Das Zauberwort, das die Forscher untersucht haben, heisst «Geoengineering». Damit gemeint ist das künstliche Eingreifen in verschiedene natürliche Prozesse durch technische Methoden, um die Auswirkungen des Klimawandels zu reduzieren oder gar nicht erst aufkommen zu lassen. Es geht den Befürwortern dabei darum, das Überschreiten von Kipppunkten zu verhindern und Massnahmen zur Reduktion von Treibhausgasen zu ergreifen, um so langfristig das Klima zu stabilisieren. «Das Zeitfenster, in dem sich der globale Temperaturanstieg auf unter 2 Grad beschränken lässt, schliesst sich schnell», erklärt Dr. Sutter, ein Eismodellierungsspezialist. «es ist deshalb möglich, dass technischen Massnahmen zur Beeinflussung des Klimas in Zukunft ernsthaft in Erwägung gezogen werden.»

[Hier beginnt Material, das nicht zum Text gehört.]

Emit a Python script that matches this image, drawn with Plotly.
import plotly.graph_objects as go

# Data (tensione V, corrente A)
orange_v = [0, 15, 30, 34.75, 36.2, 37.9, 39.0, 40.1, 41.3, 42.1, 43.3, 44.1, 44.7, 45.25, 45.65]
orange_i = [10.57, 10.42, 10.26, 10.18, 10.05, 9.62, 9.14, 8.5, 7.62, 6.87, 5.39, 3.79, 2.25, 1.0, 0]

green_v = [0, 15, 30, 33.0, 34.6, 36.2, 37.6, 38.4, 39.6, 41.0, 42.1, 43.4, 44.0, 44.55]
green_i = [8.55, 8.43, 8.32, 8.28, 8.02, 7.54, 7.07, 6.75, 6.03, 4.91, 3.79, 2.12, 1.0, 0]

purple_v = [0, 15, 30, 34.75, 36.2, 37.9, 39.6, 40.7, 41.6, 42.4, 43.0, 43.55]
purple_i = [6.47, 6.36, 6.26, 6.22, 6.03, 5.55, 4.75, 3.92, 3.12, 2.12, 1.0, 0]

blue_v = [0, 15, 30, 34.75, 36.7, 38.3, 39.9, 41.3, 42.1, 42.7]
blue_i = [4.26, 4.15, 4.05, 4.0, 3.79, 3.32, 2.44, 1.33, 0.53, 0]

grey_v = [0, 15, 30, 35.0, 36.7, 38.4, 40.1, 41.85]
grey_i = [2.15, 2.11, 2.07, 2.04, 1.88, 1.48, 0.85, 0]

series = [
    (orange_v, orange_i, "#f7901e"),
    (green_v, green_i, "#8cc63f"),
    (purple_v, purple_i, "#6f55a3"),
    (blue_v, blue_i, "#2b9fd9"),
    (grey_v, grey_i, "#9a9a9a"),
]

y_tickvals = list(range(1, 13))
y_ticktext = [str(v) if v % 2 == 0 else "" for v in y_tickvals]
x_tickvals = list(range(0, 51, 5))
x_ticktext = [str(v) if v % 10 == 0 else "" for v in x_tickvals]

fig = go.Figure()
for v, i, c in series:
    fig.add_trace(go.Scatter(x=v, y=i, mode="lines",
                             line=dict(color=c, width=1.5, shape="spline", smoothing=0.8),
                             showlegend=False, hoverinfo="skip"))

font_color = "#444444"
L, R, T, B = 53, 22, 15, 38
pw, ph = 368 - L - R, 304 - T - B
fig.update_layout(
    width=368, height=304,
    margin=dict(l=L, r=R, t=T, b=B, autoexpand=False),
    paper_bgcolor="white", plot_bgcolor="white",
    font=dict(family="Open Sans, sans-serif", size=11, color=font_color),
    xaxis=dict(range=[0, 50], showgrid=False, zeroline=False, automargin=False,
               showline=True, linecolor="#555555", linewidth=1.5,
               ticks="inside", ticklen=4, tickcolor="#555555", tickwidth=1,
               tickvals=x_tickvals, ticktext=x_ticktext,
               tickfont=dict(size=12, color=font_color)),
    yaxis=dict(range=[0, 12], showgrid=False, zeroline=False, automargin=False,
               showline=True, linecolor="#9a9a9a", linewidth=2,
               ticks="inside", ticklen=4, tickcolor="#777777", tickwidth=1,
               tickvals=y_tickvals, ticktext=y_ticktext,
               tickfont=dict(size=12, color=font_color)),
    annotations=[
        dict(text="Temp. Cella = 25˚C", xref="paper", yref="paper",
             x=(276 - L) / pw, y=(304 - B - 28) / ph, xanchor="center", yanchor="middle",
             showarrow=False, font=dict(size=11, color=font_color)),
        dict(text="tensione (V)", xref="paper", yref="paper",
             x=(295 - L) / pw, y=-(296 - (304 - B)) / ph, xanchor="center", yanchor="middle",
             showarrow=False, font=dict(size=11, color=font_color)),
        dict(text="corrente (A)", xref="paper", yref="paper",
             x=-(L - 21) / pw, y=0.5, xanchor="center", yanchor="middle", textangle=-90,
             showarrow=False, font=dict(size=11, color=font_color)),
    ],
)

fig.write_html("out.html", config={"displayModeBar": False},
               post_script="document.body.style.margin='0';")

Dazu zählen auch Massnahmen zur Reduzierung der Sonneneinstrahlung auf die Erde, das Solar Radiation Management SRM. Dabei sollen Gasteilchen in die Stratosphäre transportiert und dort freigesetzt werden, die in ihrer Dichte eine Art künstlichen Vorhang bilden und so die Menge an Energie, die auf die Erde fällt reduzieren soll. Als Beispiel für solche Aerosole dient Schwefeldioxid, das vielen noch als Verursacher von saurem Regen in den 1980er Jahren bekannt sein dürfte.

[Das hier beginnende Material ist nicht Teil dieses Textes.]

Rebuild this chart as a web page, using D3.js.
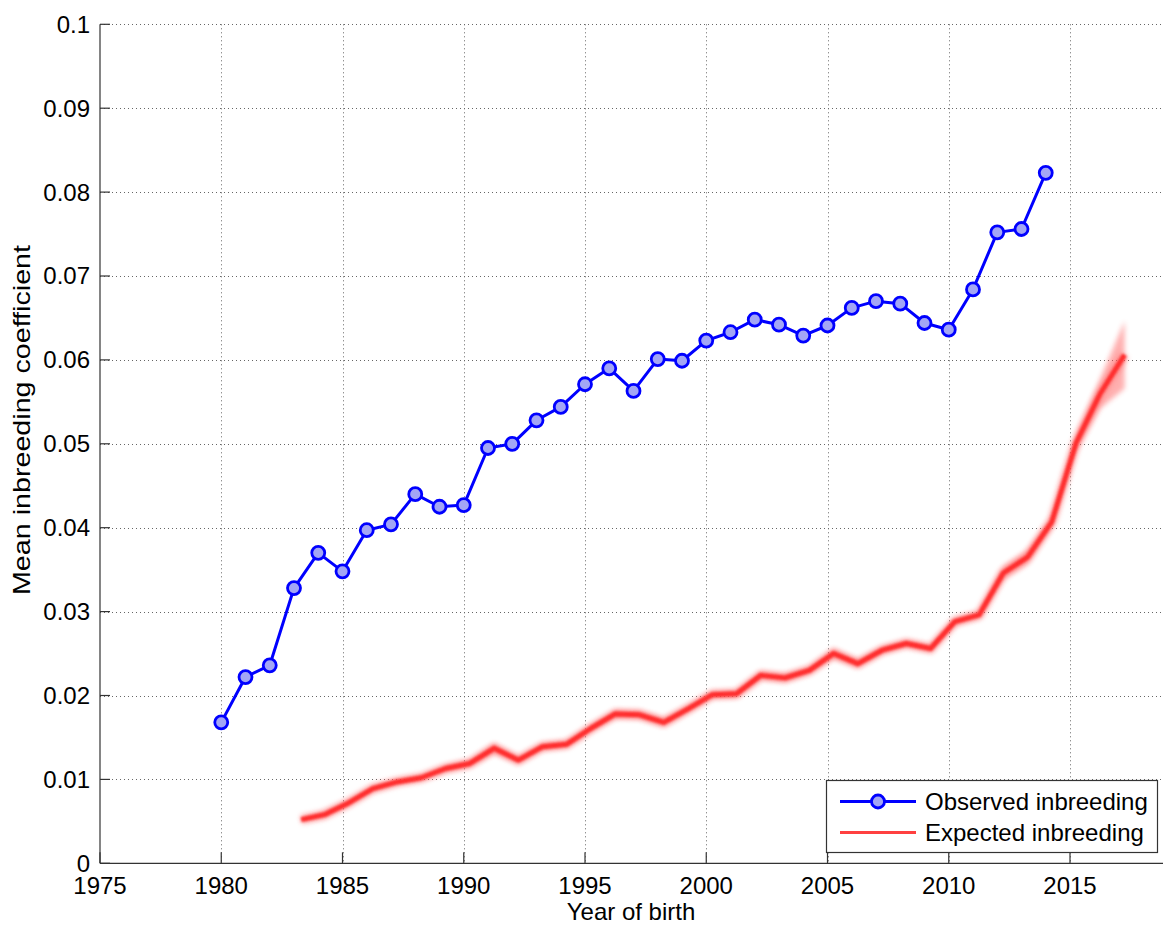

Geoengineering wäre ein weiteres globales Experiment und ein potenziell gefährlicher Eingriff der Menschen in das Klimasystem.
Prof. Thomas Stocker, Universität Bern
Hier liegt auch die Schwierigkeit der ganzen Sache, wie Sutter und seine Kollegen erklären. Einerseits müssen jährlich Millionen von Tonnen der Aerosole mittels Fluggeräte kontinuierlich in die Stratosphäre transportiert werden, was zu einem massiven CO2-Ausstoss führen wird. Andererseits sind die Auswirkungen auf die natürlichen Prozesse und Organismen auf der Erde durch das Abdunkeln und die Aerosole nicht genau untersucht, dürften aber in Richtung Versauerung wieder gehen. Ausserdem, so erklärt Mitautor Professor Thomas Stocker, von der Universität Bern, bestehe die Gefahr, dass man andere Klimaschutzmassnahmen aussetzen oder verhindern würde. Seiner Meinung nach, sollte Geoengineering nicht als Klimaschutzmassnahme in Betracht gezogen werden, denn «Geoengineering wäre ein weiteres globales Experiment und ein potenziell gefährlicher Eingriff der Menschen in das Klimasystem.»